Often rendered as ‘maintenance’, but literally ‘steady’, so also helpfully conveyed by sustaining, holding, persevering.

3) Samāhāra

Sometimes represented as ‘destruction, but really ‘drawing back in’, pulling back, dissolving.

These three can also be considered as three parts of one cycle. The cycle Clarissa Pinkola Estes, author of Women Who Run With the Wolves, calls the life-death-life cycle. There can be no expansion without the previous drawing back. The inhale requires the space afforded by the exhale.

This is represented beautifully by the deciduous tree, one of the host of brilliant guru-s of Nature.

In the autumn time, the tree does not cling to its leaves. Instead, after a glorious fire-show of colour to celebrate all the growth and expansions of the previous seasons of burgeoning growth, the coming into bud and then maturity of certain fruits and gifts, the tree graciously and generously gives back to the very earth and root system that have supported and allowed all that previous growth. And then, as the cycle moves into waning, as the rhythm slows, and the temperature cools, leaves become mulch, and compost, life is recycled. In the quiet of winter, beneath the frozen ground, in the warmer bosom of the earth, in the deeper recesses of the root system, great assimilations are taking place, new possibilities are incubating, and the potential for new calibrations and greater growth is quietly being prepared.

The cycles roll on, the sustenance and continuance actually rest on the expansion and contraction. Pulsating – cycling: two ways of conceiving and appreciating the reality of life.

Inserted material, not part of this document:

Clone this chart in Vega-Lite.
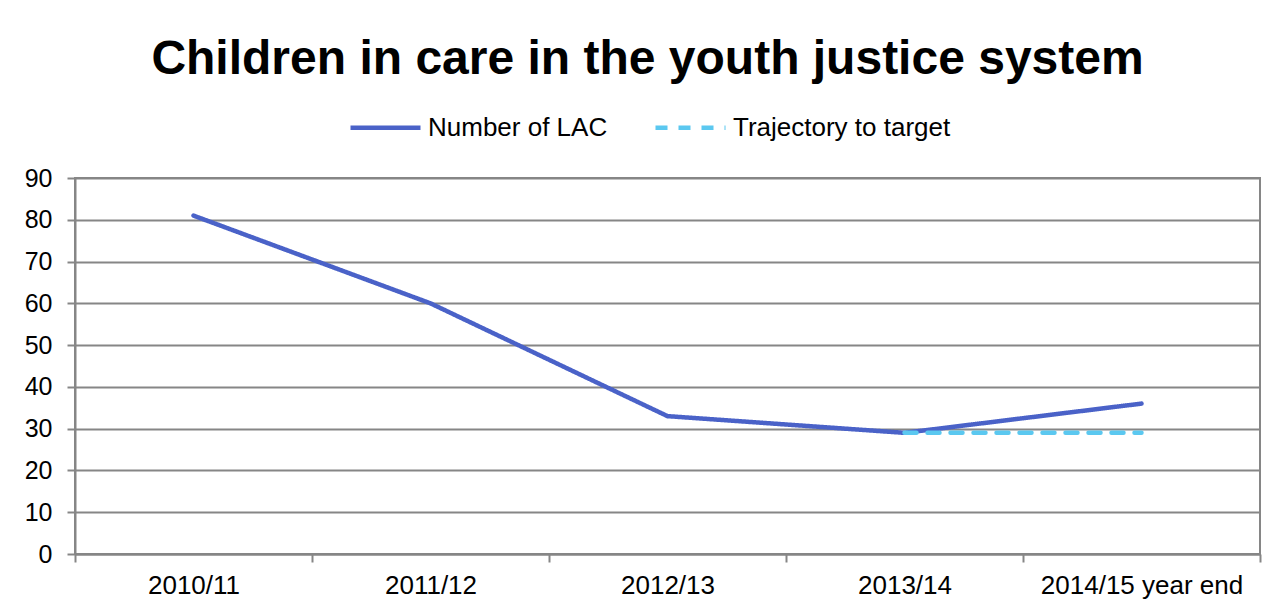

So ‘creation-maintenance-destruction’ then can be seen as three aspects of one continuing principle of Life, three aspects that we might equally refer to as expanding or sowing, staying or holding, and gathering in or drawing back.

These three aspects are sometimes referred to as Brahmā, Viṣṇu and Śiva. However, these three are also referred to as three of the Five Acts of the Supreme, which could be referred to as Viṣṇu, Mother Divine, or as I am referencing here, Śiva!

4) Tirodhana bhāva

The state of concealing, forgetting, veiling, blindness, ignorance, forgetfulness. It is that state of ignoring, forgetting or being veiled to our essence: to our ultimate nature. More immediately it is the state of being veiled to the unfiltered light, or unhindered voice, of our conscience.

5) Anugraha

Grace or revelation: the revealing of our true nature, that leads to realisation.

The Five Acts as practical lenses for check-in and inquiry

Here are some questions or frames we might use for inquiry:

1) Sṛṣṭi – creation, expansion

  • What do I really want in my life? What do I want to create more of in my life? What do I really want to embody, share, give and receive in my life?

  • How are my actions facilitating/cultivating/inviting/ moving towards this?

  • If my actions are not helping move towards this, why am I doing them/why am I acting as I am?

  • What can I do, what are practical steps I can take to help me move more in the direction of what I would like to create more of in my life?

2) Sthiti – sustenance, maintenance

  • What do I want to maintain in my life?

  • Honestly, holistically, what does this require or demand?

3) Samāhāra – dissolution, drawing back in, destruction/transformation

  • What do I want to pull back from, desist from, dissolve?

  • How are my actions helping me move towards this?

  • If my actions are not helping me move towards this, how can I modify them? Can I do them differently?

  • What are some practical steps I can take to move in this direction?

4) Tirodhana Bhāva – concealing, veiling

  • How am I being wilfully complicit in my own continuing ignorance?

  • How am I participating in perpetuating my own identification with limiting false beliefs?

  • How am I being wilfully naïve?

  • Where do I need to grow up?

5) Anugraha – grace, revelation, re-membering, re-cognising

  • Are there ways in which I am inviting grace into my life?

  • Could I do more to invite grace and remembering into my life?

  • What does this mean practically for me?

  • What are some practical, realisable actions I can take to invite more grace and remembering into my life?